Without including any pictures, write out the listing below exactly.

::::::::::

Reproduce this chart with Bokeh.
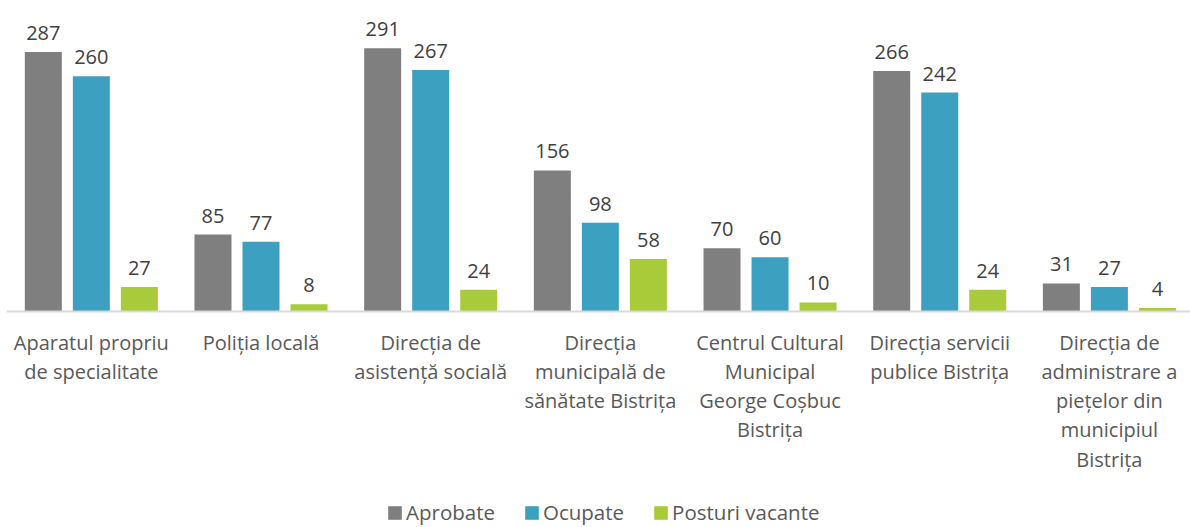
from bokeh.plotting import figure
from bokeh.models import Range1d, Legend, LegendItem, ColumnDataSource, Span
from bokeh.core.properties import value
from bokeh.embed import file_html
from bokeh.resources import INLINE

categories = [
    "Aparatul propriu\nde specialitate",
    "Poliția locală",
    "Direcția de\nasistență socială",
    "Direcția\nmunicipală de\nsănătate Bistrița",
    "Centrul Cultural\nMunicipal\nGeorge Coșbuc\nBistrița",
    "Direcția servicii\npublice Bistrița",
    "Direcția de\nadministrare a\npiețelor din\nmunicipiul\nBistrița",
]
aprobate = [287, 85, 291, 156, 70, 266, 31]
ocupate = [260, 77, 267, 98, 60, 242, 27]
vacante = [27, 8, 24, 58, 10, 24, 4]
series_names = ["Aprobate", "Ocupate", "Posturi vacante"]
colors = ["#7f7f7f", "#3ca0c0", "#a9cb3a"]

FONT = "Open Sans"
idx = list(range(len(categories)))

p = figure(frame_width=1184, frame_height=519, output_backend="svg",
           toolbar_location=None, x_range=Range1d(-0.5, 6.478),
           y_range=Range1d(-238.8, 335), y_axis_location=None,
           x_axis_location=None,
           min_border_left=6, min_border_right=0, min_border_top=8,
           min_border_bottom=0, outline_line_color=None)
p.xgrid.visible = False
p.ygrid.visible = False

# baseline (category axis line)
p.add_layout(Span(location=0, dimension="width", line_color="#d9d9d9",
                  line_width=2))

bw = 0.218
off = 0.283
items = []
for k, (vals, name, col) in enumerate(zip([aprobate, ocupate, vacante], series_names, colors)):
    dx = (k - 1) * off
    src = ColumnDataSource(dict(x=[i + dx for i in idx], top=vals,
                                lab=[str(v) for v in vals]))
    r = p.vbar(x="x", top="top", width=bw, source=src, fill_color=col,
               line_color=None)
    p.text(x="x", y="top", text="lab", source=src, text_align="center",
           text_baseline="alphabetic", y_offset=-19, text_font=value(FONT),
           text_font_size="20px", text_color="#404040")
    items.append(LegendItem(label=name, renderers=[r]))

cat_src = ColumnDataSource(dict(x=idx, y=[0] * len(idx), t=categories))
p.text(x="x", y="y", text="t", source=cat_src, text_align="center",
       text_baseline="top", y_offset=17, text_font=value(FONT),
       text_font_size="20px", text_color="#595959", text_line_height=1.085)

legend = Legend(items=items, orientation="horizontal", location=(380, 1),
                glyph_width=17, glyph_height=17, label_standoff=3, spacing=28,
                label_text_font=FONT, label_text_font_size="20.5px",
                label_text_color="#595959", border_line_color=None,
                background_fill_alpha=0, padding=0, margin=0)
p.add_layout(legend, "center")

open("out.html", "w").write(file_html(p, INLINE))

::::::::::

Result of this task.
Reproduce this chart with Bokeh.
from bokeh.plotting import figure
from bokeh.models import Range1d, Legend, LegendItem, ColumnDataSource, Span
from bokeh.core.properties import value
from bokeh.embed import file_html
from bokeh.resources import INLINE

categories = [
    "Aparatul propriu\nde specialitate",
    "Poliția locală",
    "Direcția de\nasistență socială",
    "Direcția\nmunicipală de\nsănătate Bistrița",
    "Centrul Cultural\nMunicipal\nGeorge Coșbuc\nBistrița",
    "Direcția servicii\npublice Bistrița",
    "Direcția de\nadministrare a\npiețelor din\nmunicipiul\nBistrița",
]
aprobate = [287, 85, 291, 156, 70, 266, 31]
ocupate = [260, 77, 267, 98, 60, 242, 27]
vacante = [27, 8, 24, 58, 10, 24, 4]
series_names = ["Aprobate", "Ocupate", "Posturi vacante"]
colors = ["#7f7f7f", "#3ca0c0", "#a9cb3a"]

FONT = "Open Sans"
idx = list(range(len(categories)))

p = figure(frame_width=1184, frame_height=519, output_backend="svg",
           toolbar_location=None, x_range=Range1d(-0.5, 6.478),
           y_range=Range1d(-238.8, 335), y_axis_location=None,
           x_axis_location=None,
           min_border_left=6, min_border_right=0, min_border_top=8,
           min_border_bottom=0, outline_line_color=None)
p.xgrid.visible = False
p.ygrid.visible = False

# baseline (category axis line)
p.add_layout(Span(location=0, dimension="width", line_color="#d9d9d9",
                  line_width=2))

bw = 0.218
off = 0.283
items = []
for k, (vals, name, col) in enumerate(zip([aprobate, ocupate, vacante], series_names, colors)):
    dx = (k - 1) * off
    src = ColumnDataSource(dict(x=[i + dx for i in idx], top=vals,
                                lab=[str(v) for v in vals]))
    r = p.vbar(x="x", top="top", width=bw, source=src, fill_color=col,
               line_color=None)
    p.text(x="x", y="top", text="lab", source=src, text_align="center",
           text_baseline="alphabetic", y_offset=-19, text_font=value(FONT),
           text_font_size="20px", text_color="#404040")
    items.append(LegendItem(label=name, renderers=[r]))

cat_src = ColumnDataSource(dict(x=idx, y=[0] * len(idx), t=categories))
p.text(x="x", y="y", text="t", source=cat_src, text_align="center",
       text_baseline="top", y_offset=17, text_font=value(FONT),
       text_font_size="20px", text_color="#595959", text_line_height=1.085)

legend = Legend(items=items, orientation="horizontal", location=(380, 1),
                glyph_width=17, glyph_height=17, label_standoff=3, spacing=28,
                label_text_font=FONT, label_text_font_size="20.5px",
                label_text_color="#595959", border_line_color=None,
                background_fill_alpha=0, padding=0, margin=0)
p.add_layout(legend, "center")

open("out.html", "w").write(file_html(p, INLINE))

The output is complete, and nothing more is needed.